Given information:
☆ ☆ ☆ ☆

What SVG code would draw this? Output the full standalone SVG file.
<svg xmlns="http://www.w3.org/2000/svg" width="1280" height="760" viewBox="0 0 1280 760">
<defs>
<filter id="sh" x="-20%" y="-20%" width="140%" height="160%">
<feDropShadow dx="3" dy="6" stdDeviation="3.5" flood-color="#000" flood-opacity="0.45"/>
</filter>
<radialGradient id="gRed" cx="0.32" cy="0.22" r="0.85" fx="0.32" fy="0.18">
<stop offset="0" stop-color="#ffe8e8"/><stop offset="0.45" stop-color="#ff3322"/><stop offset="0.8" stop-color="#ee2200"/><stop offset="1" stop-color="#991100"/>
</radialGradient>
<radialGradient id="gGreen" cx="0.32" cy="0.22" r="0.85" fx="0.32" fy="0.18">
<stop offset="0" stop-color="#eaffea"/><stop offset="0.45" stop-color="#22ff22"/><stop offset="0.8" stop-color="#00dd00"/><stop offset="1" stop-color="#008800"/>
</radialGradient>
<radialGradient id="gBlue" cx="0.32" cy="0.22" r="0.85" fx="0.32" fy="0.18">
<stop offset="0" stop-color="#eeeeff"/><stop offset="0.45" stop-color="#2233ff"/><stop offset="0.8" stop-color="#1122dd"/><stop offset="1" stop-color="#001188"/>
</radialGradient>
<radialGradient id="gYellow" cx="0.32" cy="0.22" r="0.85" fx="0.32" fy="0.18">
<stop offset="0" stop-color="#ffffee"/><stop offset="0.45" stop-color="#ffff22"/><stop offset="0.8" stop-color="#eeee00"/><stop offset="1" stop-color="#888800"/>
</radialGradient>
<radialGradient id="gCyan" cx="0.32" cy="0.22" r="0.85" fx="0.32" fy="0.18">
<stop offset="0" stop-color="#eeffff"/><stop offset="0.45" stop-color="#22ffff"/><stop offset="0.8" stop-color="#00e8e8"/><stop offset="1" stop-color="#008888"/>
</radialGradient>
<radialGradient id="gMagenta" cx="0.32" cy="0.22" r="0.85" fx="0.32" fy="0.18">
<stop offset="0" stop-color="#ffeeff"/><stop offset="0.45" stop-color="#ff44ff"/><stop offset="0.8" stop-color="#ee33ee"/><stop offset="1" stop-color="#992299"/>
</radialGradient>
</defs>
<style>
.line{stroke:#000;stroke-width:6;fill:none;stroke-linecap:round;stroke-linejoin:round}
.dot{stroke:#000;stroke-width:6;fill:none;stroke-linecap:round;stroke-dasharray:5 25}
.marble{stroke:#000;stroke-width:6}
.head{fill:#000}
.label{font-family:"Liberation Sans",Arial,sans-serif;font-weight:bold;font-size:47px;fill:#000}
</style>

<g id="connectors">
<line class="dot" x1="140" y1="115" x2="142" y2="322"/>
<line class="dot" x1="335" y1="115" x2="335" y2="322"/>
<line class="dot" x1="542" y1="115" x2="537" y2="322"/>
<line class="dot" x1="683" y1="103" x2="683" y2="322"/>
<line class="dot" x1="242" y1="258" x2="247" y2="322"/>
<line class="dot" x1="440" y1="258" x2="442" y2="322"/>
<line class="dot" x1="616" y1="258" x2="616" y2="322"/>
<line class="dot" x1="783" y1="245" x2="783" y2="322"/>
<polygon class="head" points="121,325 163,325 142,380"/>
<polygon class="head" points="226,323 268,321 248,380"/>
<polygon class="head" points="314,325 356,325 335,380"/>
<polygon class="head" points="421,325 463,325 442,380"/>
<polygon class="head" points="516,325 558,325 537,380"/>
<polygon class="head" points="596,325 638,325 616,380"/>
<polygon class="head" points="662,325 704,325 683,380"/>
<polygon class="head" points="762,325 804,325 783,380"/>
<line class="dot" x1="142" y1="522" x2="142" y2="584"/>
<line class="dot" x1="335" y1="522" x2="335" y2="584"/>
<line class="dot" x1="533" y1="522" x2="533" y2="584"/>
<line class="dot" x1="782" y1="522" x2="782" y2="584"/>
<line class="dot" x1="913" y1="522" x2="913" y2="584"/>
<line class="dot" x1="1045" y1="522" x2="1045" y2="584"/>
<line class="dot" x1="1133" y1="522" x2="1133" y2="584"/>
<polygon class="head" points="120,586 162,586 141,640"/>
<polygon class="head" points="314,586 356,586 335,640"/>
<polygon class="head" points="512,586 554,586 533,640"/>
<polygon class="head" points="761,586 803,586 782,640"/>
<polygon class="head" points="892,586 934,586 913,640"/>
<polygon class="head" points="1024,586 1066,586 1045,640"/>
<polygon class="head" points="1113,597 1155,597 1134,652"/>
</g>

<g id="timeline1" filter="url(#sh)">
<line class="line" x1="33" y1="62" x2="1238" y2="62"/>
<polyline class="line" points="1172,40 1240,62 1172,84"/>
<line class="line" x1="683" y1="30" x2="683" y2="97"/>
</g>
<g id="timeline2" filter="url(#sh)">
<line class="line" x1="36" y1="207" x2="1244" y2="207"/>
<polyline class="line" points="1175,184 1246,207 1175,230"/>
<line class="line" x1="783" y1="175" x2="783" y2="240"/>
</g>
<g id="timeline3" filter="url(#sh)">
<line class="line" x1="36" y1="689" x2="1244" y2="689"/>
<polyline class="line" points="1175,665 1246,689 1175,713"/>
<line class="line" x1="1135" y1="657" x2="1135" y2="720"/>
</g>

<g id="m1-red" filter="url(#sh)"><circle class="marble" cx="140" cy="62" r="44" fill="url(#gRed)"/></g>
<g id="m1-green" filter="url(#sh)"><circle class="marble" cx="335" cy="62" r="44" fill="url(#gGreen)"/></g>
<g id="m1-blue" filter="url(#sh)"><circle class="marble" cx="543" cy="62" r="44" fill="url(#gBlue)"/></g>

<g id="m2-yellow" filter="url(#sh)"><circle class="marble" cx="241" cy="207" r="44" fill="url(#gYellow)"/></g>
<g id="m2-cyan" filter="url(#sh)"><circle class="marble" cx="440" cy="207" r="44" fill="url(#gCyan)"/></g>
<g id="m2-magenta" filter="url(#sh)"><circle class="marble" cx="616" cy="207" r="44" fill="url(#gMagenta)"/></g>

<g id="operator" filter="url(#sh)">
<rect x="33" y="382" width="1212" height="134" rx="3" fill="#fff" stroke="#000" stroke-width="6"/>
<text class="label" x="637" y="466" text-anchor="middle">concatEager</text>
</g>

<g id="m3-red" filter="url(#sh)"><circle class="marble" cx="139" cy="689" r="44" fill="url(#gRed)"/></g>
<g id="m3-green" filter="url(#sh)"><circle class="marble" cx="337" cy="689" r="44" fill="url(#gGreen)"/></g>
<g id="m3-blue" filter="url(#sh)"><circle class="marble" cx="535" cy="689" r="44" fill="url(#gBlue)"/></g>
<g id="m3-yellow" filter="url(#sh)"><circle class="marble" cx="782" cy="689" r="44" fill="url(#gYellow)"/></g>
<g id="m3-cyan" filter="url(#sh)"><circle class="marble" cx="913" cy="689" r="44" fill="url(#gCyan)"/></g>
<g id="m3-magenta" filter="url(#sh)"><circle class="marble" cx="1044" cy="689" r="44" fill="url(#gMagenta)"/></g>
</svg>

☆ ☆ ☆ ☆

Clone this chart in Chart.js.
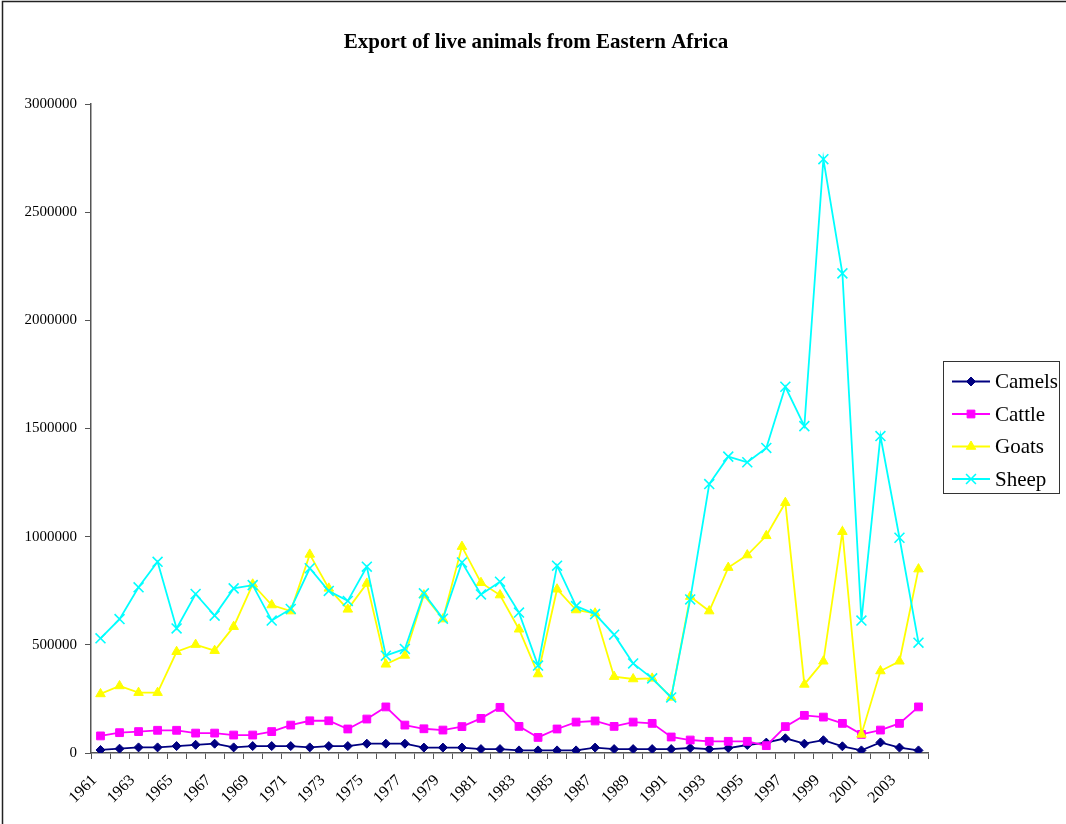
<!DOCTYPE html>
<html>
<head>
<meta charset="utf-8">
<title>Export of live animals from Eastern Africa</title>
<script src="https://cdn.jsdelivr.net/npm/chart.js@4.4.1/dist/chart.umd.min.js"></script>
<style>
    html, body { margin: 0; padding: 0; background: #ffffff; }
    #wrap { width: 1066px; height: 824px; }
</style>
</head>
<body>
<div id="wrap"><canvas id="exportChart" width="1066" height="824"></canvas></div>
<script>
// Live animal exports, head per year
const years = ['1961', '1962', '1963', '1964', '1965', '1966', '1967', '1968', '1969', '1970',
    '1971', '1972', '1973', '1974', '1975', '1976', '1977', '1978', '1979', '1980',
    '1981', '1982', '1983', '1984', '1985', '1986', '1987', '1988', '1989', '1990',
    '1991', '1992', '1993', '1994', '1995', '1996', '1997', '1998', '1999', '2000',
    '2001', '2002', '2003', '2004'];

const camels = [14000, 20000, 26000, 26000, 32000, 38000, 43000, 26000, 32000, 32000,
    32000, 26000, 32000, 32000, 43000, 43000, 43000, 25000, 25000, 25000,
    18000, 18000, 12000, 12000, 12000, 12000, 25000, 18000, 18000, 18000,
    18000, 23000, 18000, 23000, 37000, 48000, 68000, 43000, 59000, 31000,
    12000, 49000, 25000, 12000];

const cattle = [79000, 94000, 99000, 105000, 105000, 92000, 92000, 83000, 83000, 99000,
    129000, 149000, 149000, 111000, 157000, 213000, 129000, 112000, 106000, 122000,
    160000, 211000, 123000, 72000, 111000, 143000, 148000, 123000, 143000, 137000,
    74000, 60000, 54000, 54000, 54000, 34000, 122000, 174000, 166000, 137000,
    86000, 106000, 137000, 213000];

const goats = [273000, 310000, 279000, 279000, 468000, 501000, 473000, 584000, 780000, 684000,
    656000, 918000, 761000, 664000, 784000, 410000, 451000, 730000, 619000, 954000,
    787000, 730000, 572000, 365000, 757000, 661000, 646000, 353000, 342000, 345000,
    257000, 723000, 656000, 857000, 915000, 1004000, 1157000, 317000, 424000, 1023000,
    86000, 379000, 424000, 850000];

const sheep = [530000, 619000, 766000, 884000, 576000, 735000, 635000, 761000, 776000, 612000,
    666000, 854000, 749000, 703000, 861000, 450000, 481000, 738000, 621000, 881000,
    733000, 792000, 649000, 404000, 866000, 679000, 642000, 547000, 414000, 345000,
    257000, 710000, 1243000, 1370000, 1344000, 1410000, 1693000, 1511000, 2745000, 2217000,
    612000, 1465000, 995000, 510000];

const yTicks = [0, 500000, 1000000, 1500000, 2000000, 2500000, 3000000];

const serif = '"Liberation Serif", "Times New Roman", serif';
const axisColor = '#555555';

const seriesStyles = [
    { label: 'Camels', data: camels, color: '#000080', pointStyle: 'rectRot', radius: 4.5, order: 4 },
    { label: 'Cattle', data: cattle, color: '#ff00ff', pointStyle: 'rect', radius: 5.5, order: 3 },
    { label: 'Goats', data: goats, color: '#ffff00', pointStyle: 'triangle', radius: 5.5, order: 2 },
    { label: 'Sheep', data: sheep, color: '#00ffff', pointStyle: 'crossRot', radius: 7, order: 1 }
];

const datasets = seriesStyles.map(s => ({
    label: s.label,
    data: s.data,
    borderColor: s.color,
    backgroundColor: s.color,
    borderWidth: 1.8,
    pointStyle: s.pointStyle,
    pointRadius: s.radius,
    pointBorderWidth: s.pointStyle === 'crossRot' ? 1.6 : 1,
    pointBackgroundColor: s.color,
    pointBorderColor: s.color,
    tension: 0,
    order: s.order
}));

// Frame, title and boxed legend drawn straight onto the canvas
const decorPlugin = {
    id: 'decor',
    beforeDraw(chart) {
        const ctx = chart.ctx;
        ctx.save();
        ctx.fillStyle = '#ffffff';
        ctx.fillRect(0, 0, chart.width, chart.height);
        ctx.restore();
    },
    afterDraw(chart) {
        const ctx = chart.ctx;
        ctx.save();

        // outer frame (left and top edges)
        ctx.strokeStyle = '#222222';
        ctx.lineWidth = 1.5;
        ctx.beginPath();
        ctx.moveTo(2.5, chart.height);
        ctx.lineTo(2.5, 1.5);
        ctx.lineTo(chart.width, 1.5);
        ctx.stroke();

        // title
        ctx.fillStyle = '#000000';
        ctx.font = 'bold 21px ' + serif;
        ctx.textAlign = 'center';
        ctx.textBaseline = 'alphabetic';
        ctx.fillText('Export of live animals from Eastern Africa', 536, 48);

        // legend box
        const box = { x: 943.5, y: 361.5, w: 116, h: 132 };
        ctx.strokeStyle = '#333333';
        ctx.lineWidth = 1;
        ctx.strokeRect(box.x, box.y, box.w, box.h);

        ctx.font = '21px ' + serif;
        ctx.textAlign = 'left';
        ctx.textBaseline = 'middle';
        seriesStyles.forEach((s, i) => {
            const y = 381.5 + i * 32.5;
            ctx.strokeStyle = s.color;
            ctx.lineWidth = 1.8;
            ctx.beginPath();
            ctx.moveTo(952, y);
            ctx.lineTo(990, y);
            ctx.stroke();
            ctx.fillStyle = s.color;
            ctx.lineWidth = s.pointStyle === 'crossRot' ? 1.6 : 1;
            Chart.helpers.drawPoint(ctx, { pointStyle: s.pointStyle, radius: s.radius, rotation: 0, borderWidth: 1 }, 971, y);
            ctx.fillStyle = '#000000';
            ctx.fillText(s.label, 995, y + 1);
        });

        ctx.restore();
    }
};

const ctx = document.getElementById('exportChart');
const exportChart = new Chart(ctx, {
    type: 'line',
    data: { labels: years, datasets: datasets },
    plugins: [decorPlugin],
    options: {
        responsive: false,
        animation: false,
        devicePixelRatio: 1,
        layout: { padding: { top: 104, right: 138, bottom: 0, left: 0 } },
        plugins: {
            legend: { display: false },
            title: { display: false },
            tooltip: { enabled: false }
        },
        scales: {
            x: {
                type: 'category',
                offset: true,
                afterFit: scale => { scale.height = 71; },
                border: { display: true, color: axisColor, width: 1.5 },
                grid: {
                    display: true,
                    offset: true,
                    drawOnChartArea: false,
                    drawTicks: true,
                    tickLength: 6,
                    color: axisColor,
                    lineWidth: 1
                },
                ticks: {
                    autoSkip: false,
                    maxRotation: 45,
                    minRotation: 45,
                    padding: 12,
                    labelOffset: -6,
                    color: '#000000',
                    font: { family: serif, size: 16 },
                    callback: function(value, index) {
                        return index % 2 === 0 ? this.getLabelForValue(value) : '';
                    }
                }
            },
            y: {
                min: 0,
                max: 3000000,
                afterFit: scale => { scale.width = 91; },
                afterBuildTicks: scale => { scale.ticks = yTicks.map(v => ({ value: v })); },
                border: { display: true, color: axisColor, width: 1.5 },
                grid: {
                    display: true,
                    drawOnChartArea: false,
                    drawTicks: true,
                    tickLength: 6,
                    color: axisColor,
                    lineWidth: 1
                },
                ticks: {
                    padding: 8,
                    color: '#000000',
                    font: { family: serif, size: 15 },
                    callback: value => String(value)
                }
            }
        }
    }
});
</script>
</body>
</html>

☆ ☆ ☆ ☆

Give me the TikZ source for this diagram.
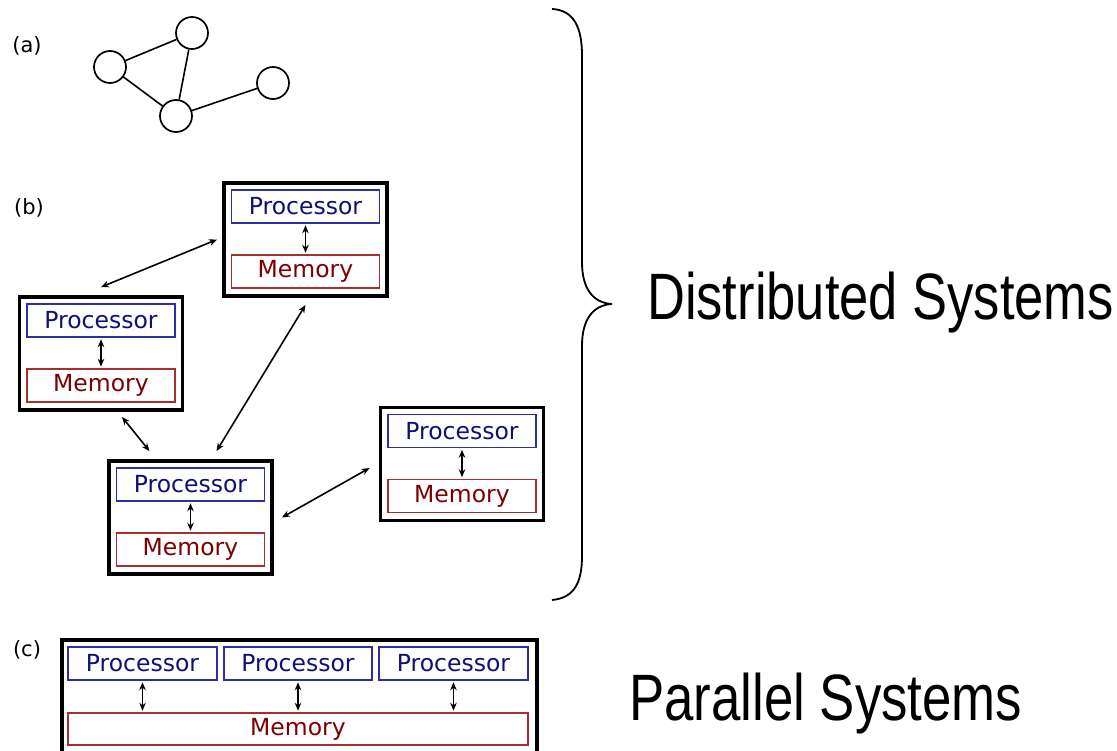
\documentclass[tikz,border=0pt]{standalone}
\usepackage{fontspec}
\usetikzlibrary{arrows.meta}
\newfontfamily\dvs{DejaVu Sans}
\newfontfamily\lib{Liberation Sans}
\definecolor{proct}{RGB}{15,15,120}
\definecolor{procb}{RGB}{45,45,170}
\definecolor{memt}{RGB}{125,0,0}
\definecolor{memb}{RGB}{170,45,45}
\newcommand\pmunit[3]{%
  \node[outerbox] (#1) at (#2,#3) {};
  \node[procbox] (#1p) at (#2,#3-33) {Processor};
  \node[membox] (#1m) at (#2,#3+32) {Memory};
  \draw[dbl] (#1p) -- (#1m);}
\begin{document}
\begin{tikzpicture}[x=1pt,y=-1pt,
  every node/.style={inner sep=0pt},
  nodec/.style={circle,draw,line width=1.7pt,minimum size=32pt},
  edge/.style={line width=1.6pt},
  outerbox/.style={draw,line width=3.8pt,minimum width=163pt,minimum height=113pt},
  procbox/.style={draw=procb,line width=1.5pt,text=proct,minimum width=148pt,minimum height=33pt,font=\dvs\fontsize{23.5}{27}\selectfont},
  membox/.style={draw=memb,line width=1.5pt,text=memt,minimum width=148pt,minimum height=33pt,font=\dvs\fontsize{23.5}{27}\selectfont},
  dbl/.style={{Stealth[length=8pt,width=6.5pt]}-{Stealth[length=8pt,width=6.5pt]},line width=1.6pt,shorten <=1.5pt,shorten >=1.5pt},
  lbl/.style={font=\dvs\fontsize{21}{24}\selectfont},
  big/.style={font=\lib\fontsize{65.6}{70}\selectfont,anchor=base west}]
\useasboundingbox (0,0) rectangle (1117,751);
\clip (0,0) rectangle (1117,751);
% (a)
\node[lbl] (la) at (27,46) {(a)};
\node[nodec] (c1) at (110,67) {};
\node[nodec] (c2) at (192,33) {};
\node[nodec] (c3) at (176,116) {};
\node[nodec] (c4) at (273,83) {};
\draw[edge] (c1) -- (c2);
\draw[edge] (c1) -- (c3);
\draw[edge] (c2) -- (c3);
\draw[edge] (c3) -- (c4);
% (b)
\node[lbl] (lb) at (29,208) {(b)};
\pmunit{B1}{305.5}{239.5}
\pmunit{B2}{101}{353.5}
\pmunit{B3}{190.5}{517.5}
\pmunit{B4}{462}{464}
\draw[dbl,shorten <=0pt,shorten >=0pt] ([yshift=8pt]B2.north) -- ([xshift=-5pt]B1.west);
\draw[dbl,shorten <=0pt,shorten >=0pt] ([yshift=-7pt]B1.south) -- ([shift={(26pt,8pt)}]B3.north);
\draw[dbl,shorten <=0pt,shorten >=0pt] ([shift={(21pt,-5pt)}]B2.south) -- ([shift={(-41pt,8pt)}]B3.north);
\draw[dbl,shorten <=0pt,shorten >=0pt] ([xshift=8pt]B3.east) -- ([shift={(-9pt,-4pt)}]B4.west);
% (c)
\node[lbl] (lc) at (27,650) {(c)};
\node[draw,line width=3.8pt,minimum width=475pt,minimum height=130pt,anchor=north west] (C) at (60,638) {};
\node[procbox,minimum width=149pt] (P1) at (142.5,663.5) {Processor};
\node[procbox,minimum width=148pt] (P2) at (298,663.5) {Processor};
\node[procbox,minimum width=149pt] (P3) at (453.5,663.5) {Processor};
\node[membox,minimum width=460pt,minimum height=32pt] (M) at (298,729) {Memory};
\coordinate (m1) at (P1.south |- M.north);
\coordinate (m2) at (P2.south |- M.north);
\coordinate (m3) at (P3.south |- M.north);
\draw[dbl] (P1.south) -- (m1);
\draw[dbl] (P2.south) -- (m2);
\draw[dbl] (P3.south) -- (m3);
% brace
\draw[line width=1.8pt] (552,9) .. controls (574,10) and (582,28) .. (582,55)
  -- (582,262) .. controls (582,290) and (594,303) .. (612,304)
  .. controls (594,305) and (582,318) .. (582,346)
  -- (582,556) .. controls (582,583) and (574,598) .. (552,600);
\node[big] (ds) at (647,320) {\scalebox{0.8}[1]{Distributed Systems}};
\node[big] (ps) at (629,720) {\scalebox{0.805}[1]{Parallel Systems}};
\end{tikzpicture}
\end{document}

☆ ☆ ☆ ☆

The task:
Above are the records; copy exactly the lines from the one with "Clone this chart in Chart.js." through the one with "86000, 379000, 424000, 850000];", including both, and nothing more. Leave out pictures.

Response to this exercise:
Clone this chart in Chart.js.
<!DOCTYPE html>
<html>
<head>
<meta charset="utf-8">
<title>Export of live animals from Eastern Africa</title>
<script src="https://cdn.jsdelivr.net/npm/chart.js@4.4.1/dist/chart.umd.min.js"></script>
<style>
    html, body { margin: 0; padding: 0; background: #ffffff; }
    #wrap { width: 1066px; height: 824px; }
</style>
</head>
<body>
<div id="wrap"><canvas id="exportChart" width="1066" height="824"></canvas></div>
<script>
// Live animal exports, head per year
const years = ['1961', '1962', '1963', '1964', '1965', '1966', '1967', '1968', '1969', '1970',
    '1971', '1972', '1973', '1974', '1975', '1976', '1977', '1978', '1979', '1980',
    '1981', '1982', '1983', '1984', '1985', '1986', '1987', '1988', '1989', '1990',
    '1991', '1992', '1993', '1994', '1995', '1996', '1997', '1998', '1999', '2000',
    '2001', '2002', '2003', '2004'];

const camels = [14000, 20000, 26000, 26000, 32000, 38000, 43000, 26000, 32000, 32000,
    32000, 26000, 32000, 32000, 43000, 43000, 43000, 25000, 25000, 25000,
    18000, 18000, 12000, 12000, 12000, 12000, 25000, 18000, 18000, 18000,
    18000, 23000, 18000, 23000, 37000, 48000, 68000, 43000, 59000, 31000,
    12000, 49000, 25000, 12000];

const cattle = [79000, 94000, 99000, 105000, 105000, 92000, 92000, 83000, 83000, 99000,
    129000, 149000, 149000, 111000, 157000, 213000, 129000, 112000, 106000, 122000,
    160000, 211000, 123000, 72000, 111000, 143000, 148000, 123000, 143000, 137000,
    74000, 60000, 54000, 54000, 54000, 34000, 122000, 174000, 166000, 137000,
    86000, 106000, 137000, 213000];

const goats = [273000, 310000, 279000, 279000, 468000, 501000, 473000, 584000, 780000, 684000,
    656000, 918000, 761000, 664000, 784000, 410000, 451000, 730000, 619000, 954000,
    787000, 730000, 572000, 365000, 757000, 661000, 646000, 353000, 342000, 345000,
    257000, 723000, 656000, 857000, 915000, 1004000, 1157000, 317000, 424000, 1023000,
    86000, 379000, 424000, 850000];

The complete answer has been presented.